**Stated exercise**
The listing below should be copied in full, word for word.

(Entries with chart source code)
• • •
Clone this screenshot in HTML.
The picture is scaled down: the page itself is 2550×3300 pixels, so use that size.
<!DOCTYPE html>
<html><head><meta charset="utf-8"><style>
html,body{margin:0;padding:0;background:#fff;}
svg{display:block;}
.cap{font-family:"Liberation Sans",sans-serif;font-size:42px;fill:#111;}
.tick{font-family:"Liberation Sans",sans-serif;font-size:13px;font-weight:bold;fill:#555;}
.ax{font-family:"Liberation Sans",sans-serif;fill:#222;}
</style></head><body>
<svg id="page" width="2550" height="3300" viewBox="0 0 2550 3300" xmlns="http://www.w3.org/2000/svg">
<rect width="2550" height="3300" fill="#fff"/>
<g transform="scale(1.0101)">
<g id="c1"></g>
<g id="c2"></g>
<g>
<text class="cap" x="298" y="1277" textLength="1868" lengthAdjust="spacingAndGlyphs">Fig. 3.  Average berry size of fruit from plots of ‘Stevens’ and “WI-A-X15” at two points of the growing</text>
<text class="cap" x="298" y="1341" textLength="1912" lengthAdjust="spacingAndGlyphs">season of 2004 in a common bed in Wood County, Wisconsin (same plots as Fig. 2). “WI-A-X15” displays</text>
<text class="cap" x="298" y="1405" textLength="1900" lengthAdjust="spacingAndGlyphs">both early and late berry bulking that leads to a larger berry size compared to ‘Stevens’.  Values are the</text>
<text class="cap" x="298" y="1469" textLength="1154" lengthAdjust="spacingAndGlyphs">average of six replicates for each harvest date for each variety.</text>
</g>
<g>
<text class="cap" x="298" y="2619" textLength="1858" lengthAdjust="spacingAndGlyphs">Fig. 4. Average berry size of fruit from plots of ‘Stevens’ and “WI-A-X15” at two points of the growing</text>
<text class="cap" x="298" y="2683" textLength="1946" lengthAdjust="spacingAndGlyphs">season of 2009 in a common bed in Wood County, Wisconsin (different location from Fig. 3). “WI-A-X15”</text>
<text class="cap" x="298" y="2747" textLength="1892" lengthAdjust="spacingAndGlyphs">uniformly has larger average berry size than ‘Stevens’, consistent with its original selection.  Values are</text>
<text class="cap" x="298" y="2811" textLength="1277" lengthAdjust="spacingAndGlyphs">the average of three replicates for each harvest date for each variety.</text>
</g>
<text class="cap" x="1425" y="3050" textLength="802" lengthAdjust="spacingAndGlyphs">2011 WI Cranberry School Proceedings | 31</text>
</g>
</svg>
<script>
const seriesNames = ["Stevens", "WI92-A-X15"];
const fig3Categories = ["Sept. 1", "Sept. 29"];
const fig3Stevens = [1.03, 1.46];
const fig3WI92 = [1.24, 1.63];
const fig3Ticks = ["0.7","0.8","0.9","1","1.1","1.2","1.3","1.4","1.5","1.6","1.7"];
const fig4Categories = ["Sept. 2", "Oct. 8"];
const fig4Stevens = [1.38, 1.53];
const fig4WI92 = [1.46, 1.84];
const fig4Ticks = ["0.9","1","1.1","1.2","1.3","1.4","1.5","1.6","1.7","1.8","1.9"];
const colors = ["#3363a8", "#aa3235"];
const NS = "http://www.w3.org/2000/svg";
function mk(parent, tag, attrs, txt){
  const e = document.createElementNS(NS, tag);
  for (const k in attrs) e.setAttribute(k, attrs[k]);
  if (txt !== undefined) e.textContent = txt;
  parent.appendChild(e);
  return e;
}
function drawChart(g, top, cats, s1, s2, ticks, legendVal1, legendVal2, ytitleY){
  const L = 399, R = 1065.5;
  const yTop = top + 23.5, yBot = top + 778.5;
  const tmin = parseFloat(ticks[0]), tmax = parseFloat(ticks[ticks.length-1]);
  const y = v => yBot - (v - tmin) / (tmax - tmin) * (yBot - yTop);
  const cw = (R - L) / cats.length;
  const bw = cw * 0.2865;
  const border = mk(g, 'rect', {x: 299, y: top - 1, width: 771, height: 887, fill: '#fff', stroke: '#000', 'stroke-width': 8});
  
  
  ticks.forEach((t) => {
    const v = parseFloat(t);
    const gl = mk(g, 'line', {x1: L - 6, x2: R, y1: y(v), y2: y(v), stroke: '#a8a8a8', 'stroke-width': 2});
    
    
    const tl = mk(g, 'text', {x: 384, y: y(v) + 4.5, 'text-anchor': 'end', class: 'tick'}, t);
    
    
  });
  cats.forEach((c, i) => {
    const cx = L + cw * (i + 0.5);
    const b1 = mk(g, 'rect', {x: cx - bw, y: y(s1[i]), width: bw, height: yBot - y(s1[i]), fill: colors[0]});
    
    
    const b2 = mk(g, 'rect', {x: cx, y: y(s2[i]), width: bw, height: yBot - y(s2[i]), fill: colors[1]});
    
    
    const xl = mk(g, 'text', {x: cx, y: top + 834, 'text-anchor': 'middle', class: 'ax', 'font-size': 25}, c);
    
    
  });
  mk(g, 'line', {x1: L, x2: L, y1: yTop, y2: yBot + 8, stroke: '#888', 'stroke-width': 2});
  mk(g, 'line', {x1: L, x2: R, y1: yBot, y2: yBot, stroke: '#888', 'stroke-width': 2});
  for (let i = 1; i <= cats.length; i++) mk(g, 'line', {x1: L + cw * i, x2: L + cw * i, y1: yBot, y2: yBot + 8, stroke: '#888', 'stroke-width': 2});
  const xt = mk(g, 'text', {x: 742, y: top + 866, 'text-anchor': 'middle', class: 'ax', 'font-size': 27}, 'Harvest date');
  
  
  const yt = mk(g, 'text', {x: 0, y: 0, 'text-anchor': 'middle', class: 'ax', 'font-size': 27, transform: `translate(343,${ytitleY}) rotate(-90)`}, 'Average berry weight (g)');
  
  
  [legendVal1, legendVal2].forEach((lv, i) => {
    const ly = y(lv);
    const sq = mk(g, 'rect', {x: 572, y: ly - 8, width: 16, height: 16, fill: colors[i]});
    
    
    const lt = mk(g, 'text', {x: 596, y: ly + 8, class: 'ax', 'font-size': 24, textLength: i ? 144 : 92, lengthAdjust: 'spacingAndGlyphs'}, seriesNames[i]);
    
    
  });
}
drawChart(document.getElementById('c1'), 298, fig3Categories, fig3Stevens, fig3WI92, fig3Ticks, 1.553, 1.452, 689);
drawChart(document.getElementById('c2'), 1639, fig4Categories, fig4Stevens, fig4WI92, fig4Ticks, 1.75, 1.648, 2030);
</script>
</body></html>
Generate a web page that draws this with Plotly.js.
• • •
**Correct response**
Clone this screenshot in HTML.
The picture is scaled down: the page itself is 2550×3300 pixels, so use that size.
<!DOCTYPE html>
<html><head><meta charset="utf-8"><style>
html,body{margin:0;padding:0;background:#fff;}
svg{display:block;}
.cap{font-family:"Liberation Sans",sans-serif;font-size:42px;fill:#111;}
.tick{font-family:"Liberation Sans",sans-serif;font-size:13px;font-weight:bold;fill:#555;}
.ax{font-family:"Liberation Sans",sans-serif;fill:#222;}
</style></head><body>
<svg id="page" width="2550" height="3300" viewBox="0 0 2550 3300" xmlns="http://www.w3.org/2000/svg">
<rect width="2550" height="3300" fill="#fff"/>
<g transform="scale(1.0101)">
<g id="c1"></g>
<g id="c2"></g>
<g>
<text class="cap" x="298" y="1277" textLength="1868" lengthAdjust="spacingAndGlyphs">Fig. 3.  Average berry size of fruit from plots of ‘Stevens’ and “WI-A-X15” at two points of the growing</text>
<text class="cap" x="298" y="1341" textLength="1912" lengthAdjust="spacingAndGlyphs">season of 2004 in a common bed in Wood County, Wisconsin (same plots as Fig. 2). “WI-A-X15” displays</text>
<text class="cap" x="298" y="1405" textLength="1900" lengthAdjust="spacingAndGlyphs">both early and late berry bulking that leads to a larger berry size compared to ‘Stevens’.  Values are the</text>
<text class="cap" x="298" y="1469" textLength="1154" lengthAdjust="spacingAndGlyphs">average of six replicates for each harvest date for each variety.</text>
</g>
<g>
<text class="cap" x="298" y="2619" textLength="1858" lengthAdjust="spacingAndGlyphs">Fig. 4. Average berry size of fruit from plots of ‘Stevens’ and “WI-A-X15” at two points of the growing</text>
<text class="cap" x="298" y="2683" textLength="1946" lengthAdjust="spacingAndGlyphs">season of 2009 in a common bed in Wood County, Wisconsin (different location from Fig. 3). “WI-A-X15”</text>
<text class="cap" x="298" y="2747" textLength="1892" lengthAdjust="spacingAndGlyphs">uniformly has larger average berry size than ‘Stevens’, consistent with its original selection.  Values are</text>
<text class="cap" x="298" y="2811" textLength="1277" lengthAdjust="spacingAndGlyphs">the average of three replicates for each harvest date for each variety.</text>
</g>
<text class="cap" x="1425" y="3050" textLength="802" lengthAdjust="spacingAndGlyphs">2011 WI Cranberry School Proceedings | 31</text>
</g>
</svg>
<script>
const seriesNames = ["Stevens", "WI92-A-X15"];
const fig3Categories = ["Sept. 1", "Sept. 29"];
const fig3Stevens = [1.03, 1.46];
const fig3WI92 = [1.24, 1.63];
const fig3Ticks = ["0.7","0.8","0.9","1","1.1","1.2","1.3","1.4","1.5","1.6","1.7"];
const fig4Categories = ["Sept. 2", "Oct. 8"];
const fig4Stevens = [1.38, 1.53];
const fig4WI92 = [1.46, 1.84];
const fig4Ticks = ["0.9","1","1.1","1.2","1.3","1.4","1.5","1.6","1.7","1.8","1.9"];
const colors = ["#3363a8", "#aa3235"];
const NS = "http://www.w3.org/2000/svg";
function mk(parent, tag, attrs, txt){
  const e = document.createElementNS(NS, tag);
  for (const k in attrs) e.setAttribute(k, attrs[k]);
  if (txt !== undefined) e.textContent = txt;
  parent.appendChild(e);
  return e;
}
function drawChart(g, top, cats, s1, s2, ticks, legendVal1, legendVal2, ytitleY){
  const L = 399, R = 1065.5;
  const yTop = top + 23.5, yBot = top + 778.5;
  const tmin = parseFloat(ticks[0]), tmax = parseFloat(ticks[ticks.length-1]);
  const y = v => yBot - (v - tmin) / (tmax - tmin) * (yBot - yTop);
  const cw = (R - L) / cats.length;
  const bw = cw * 0.2865;
  const border = mk(g, 'rect', {x: 299, y: top - 1, width: 771, height: 887, fill: '#fff', stroke: '#000', 'stroke-width': 8});
  
  
  ticks.forEach((t) => {
    const v = parseFloat(t);
    const gl = mk(g, 'line', {x1: L - 6, x2: R, y1: y(v), y2: y(v), stroke: '#a8a8a8', 'stroke-width': 2});
    
    
    const tl = mk(g, 'text', {x: 384, y: y(v) + 4.5, 'text-anchor': 'end', class: 'tick'}, t);
    
    
  });
  cats.forEach((c, i) => {
    const cx = L + cw * (i + 0.5);
    const b1 = mk(g, 'rect', {x: cx - bw, y: y(s1[i]), width: bw, height: yBot - y(s1[i]), fill: colors[0]});
    
    
    const b2 = mk(g, 'rect', {x: cx, y: y(s2[i]), width: bw, height: yBot - y(s2[i]), fill: colors[1]});
    
    
    const xl = mk(g, 'text', {x: cx, y: top + 834, 'text-anchor': 'middle', class: 'ax', 'font-size': 25}, c);
    
    
  });
  mk(g, 'line', {x1: L, x2: L, y1: yTop, y2: yBot + 8, stroke: '#888', 'stroke-width': 2});
  mk(g, 'line', {x1: L, x2: R, y1: yBot, y2: yBot, stroke: '#888', 'stroke-width': 2});
  for (let i = 1; i <= cats.length; i++) mk(g, 'line', {x1: L + cw * i, x2: L + cw * i, y1: yBot, y2: yBot + 8, stroke: '#888', 'stroke-width': 2});
  const xt = mk(g, 'text', {x: 742, y: top + 866, 'text-anchor': 'middle', class: 'ax', 'font-size': 27}, 'Harvest date');
  
  
  const yt = mk(g, 'text', {x: 0, y: 0, 'text-anchor': 'middle', class: 'ax', 'font-size': 27, transform: `translate(343,${ytitleY}) rotate(-90)`}, 'Average berry weight (g)');
  
  
  [legendVal1, legendVal2].forEach((lv, i) => {
    const ly = y(lv);
    const sq = mk(g, 'rect', {x: 572, y: ly - 8, width: 16, height: 16, fill: colors[i]});
    
    
    const lt = mk(g, 'text', {x: 596, y: ly + 8, class: 'ax', 'font-size': 24, textLength: i ? 144 : 92, lengthAdjust: 'spacingAndGlyphs'}, seriesNames[i]);
    
    
  });
}
drawChart(document.getElementById('c1'), 298, fig3Categories, fig3Stevens, fig3WI92, fig3Ticks, 1.553, 1.452, 689);
drawChart(document.getElementById('c2'), 1639, fig4Categories, fig4Stevens, fig4WI92, fig4Ticks, 1.75, 1.648, 2030);
</script>
</body></html>
Generate a web page that draws this with Plotly.js.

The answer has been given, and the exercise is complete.